— START Data —

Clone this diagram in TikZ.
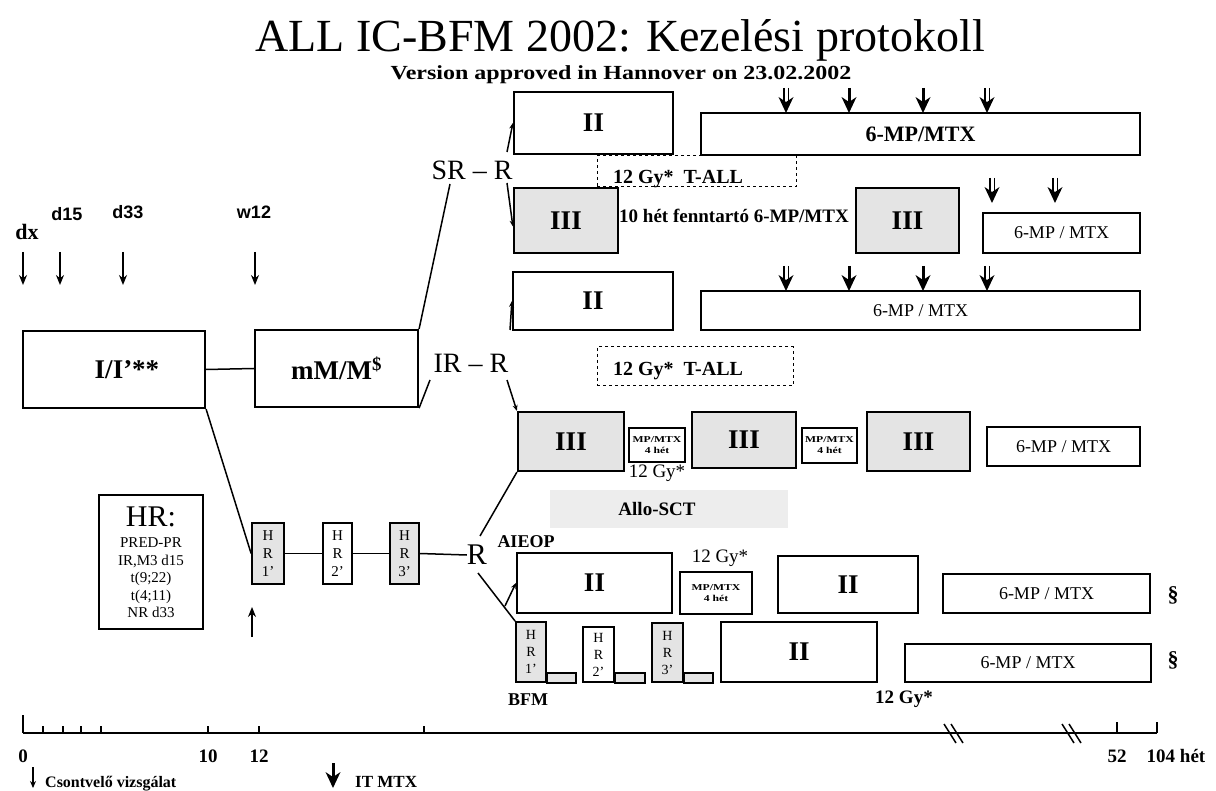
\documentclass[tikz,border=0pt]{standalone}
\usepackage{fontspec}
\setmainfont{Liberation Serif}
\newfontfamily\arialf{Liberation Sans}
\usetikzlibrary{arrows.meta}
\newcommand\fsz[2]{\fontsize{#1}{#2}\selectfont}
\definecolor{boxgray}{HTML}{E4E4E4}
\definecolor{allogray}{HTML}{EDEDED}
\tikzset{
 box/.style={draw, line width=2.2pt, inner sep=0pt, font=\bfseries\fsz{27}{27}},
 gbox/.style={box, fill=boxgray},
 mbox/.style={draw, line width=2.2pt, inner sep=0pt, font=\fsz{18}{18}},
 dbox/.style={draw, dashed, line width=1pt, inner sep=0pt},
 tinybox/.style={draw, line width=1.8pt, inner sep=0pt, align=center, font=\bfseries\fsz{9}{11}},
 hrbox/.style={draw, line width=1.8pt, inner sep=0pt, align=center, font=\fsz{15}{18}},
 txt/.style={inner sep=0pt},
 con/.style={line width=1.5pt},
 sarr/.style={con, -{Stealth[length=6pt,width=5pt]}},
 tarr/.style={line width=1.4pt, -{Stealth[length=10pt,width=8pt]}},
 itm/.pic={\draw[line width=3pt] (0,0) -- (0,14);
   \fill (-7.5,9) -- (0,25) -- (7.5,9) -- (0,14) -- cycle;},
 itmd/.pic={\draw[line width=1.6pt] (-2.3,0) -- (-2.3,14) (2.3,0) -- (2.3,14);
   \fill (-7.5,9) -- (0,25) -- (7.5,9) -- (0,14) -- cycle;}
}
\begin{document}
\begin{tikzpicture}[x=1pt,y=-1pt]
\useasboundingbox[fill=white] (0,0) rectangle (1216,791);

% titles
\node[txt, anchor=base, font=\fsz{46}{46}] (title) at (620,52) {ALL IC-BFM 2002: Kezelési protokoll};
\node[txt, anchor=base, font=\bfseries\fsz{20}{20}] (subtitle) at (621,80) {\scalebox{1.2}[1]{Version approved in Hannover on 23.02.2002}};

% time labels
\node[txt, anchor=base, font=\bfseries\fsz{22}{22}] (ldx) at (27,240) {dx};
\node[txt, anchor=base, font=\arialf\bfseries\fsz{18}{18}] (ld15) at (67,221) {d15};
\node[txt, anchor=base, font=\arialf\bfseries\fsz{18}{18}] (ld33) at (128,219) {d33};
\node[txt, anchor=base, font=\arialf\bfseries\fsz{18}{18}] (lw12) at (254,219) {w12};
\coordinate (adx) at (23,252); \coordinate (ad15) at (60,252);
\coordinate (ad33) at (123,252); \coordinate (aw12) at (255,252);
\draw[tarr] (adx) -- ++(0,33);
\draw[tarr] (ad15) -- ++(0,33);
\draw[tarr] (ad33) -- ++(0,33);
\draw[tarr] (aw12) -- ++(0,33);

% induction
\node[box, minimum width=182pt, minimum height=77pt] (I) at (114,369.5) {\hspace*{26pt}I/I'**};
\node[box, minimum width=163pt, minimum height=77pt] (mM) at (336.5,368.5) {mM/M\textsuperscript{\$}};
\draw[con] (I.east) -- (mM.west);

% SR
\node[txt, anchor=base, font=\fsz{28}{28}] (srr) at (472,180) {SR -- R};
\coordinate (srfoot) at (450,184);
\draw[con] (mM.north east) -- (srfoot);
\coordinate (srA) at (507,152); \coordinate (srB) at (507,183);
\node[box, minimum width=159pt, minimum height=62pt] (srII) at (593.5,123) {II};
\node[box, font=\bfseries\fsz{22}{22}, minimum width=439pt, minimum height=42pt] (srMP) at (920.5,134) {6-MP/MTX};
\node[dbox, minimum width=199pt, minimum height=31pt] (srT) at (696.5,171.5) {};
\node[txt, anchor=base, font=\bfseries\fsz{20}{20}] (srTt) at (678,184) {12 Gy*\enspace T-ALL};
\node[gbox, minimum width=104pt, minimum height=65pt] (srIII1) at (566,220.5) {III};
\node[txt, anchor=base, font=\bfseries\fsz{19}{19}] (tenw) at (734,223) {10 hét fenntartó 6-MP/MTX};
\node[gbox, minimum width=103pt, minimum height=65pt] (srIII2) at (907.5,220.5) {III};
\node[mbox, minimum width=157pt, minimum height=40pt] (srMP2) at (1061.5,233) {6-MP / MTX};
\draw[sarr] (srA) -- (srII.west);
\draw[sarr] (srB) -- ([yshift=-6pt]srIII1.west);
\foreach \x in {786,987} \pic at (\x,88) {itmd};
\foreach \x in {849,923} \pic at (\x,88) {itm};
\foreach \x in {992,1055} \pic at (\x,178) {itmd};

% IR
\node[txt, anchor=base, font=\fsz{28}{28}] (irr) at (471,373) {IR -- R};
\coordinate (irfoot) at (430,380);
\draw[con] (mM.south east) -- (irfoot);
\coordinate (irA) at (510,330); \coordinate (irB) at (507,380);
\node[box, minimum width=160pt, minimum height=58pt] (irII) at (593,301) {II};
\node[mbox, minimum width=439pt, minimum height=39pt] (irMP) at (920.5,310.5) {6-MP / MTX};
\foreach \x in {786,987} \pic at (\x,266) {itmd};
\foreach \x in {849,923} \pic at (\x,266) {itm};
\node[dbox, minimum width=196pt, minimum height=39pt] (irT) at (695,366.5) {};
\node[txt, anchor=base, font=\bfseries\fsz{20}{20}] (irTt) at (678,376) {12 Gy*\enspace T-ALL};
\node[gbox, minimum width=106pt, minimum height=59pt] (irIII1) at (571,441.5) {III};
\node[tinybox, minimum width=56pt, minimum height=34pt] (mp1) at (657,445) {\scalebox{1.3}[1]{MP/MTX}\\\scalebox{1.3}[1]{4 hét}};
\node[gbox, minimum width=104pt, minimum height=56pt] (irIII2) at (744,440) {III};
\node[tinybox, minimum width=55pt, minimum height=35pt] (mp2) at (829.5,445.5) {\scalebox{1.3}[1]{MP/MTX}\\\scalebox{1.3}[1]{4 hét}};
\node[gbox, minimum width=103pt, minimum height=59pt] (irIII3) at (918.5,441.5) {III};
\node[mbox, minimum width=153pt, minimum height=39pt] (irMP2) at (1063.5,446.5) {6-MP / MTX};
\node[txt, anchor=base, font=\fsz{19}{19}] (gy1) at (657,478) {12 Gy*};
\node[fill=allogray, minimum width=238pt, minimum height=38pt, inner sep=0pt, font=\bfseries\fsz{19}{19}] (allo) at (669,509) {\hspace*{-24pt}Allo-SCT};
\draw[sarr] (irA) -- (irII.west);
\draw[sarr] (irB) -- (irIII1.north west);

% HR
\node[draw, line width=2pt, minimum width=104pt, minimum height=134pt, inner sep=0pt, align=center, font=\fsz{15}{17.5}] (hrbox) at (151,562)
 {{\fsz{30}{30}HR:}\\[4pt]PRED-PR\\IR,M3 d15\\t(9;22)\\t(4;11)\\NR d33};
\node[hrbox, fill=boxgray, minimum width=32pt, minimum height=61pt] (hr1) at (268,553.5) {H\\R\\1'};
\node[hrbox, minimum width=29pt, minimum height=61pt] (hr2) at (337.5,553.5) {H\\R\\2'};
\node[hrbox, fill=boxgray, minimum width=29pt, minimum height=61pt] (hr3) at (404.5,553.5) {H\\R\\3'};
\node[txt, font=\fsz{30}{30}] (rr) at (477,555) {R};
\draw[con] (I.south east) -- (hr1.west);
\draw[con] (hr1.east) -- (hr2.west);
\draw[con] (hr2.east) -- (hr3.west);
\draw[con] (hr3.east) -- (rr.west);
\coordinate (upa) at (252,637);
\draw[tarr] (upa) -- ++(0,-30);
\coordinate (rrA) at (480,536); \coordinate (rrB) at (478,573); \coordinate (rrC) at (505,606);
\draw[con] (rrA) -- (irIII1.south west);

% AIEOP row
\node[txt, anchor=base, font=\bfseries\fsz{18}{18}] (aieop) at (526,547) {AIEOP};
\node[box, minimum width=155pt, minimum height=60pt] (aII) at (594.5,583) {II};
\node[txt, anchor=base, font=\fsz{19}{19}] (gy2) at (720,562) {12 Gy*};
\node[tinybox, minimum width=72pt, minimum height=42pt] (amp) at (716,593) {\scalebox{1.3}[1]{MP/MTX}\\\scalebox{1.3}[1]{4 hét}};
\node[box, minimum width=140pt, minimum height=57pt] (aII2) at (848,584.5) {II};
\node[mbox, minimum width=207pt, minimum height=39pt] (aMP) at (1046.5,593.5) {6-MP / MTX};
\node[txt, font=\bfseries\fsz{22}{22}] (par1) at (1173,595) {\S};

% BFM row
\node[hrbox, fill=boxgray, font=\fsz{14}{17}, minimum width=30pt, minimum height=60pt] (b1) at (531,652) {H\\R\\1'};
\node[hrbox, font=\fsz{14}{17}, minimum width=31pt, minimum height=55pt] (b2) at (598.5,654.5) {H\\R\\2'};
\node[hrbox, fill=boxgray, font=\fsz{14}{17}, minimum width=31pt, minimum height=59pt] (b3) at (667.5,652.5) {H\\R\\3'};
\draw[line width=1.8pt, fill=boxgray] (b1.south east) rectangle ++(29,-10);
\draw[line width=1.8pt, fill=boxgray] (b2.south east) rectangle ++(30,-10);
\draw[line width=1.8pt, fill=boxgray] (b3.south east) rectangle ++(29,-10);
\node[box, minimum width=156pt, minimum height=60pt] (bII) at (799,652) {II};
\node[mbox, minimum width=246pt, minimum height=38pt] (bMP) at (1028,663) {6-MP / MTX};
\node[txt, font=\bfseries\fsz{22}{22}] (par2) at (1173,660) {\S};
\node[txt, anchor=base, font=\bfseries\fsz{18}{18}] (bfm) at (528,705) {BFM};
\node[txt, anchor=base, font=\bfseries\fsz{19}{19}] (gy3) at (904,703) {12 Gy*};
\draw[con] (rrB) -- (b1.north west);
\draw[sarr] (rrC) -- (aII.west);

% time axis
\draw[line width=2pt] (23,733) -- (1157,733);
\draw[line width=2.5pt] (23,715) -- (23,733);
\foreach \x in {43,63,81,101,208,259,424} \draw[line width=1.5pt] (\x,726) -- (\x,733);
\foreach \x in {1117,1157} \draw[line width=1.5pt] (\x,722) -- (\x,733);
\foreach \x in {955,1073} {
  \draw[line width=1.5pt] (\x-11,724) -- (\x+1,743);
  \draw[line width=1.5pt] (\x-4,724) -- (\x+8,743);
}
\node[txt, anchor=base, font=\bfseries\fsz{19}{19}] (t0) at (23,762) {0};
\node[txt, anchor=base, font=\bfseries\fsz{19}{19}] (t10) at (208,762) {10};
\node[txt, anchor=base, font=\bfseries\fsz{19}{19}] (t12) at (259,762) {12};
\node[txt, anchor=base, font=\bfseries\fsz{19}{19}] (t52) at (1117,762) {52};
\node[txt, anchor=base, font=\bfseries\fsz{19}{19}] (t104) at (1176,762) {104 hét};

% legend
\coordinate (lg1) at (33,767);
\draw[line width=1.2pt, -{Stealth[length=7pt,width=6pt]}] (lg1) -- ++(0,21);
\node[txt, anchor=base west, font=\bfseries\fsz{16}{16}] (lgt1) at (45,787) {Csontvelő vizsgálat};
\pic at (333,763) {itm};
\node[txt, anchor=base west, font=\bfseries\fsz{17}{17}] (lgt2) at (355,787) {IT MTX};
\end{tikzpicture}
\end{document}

— END Data —

What you have to do
Restate only the lines running from the start of the material above through the line containing "(0,0) rectangle (1216,791);", ends included. No pictures.

Written response
Clone this diagram in TikZ.
\documentclass[tikz,border=0pt]{standalone}
\usepackage{fontspec}
\setmainfont{Liberation Serif}
\newfontfamily\arialf{Liberation Sans}
\usetikzlibrary{arrows.meta}
\newcommand\fsz[2]{\fontsize{#1}{#2}\selectfont}
\definecolor{boxgray}{HTML}{E4E4E4}
\definecolor{allogray}{HTML}{EDEDED}
\tikzset{
 box/.style={draw, line width=2.2pt, inner sep=0pt, font=\bfseries\fsz{27}{27}},
 gbox/.style={box, fill=boxgray},
 mbox/.style={draw, line width=2.2pt, inner sep=0pt, font=\fsz{18}{18}},
 dbox/.style={draw, dashed, line width=1pt, inner sep=0pt},
 tinybox/.style={draw, line width=1.8pt, inner sep=0pt, align=center, font=\bfseries\fsz{9}{11}},
 hrbox/.style={draw, line width=1.8pt, inner sep=0pt, align=center, font=\fsz{15}{18}},
 txt/.style={inner sep=0pt},
 con/.style={line width=1.5pt},
 sarr/.style={con, -{Stealth[length=6pt,width=5pt]}},
 tarr/.style={line width=1.4pt, -{Stealth[length=10pt,width=8pt]}},
 itm/.pic={\draw[line width=3pt] (0,0) -- (0,14);
   \fill (-7.5,9) -- (0,25) -- (7.5,9) -- (0,14) -- cycle;},
 itmd/.pic={\draw[line width=1.6pt] (-2.3,0) -- (-2.3,14) (2.3,0) -- (2.3,14);
   \fill (-7.5,9) -- (0,25) -- (7.5,9) -- (0,14) -- cycle;}
}
\begin{document}
\begin{tikzpicture}[x=1pt,y=-1pt]
\useasboundingbox[fill=white] (0,0) rectangle (1216,791);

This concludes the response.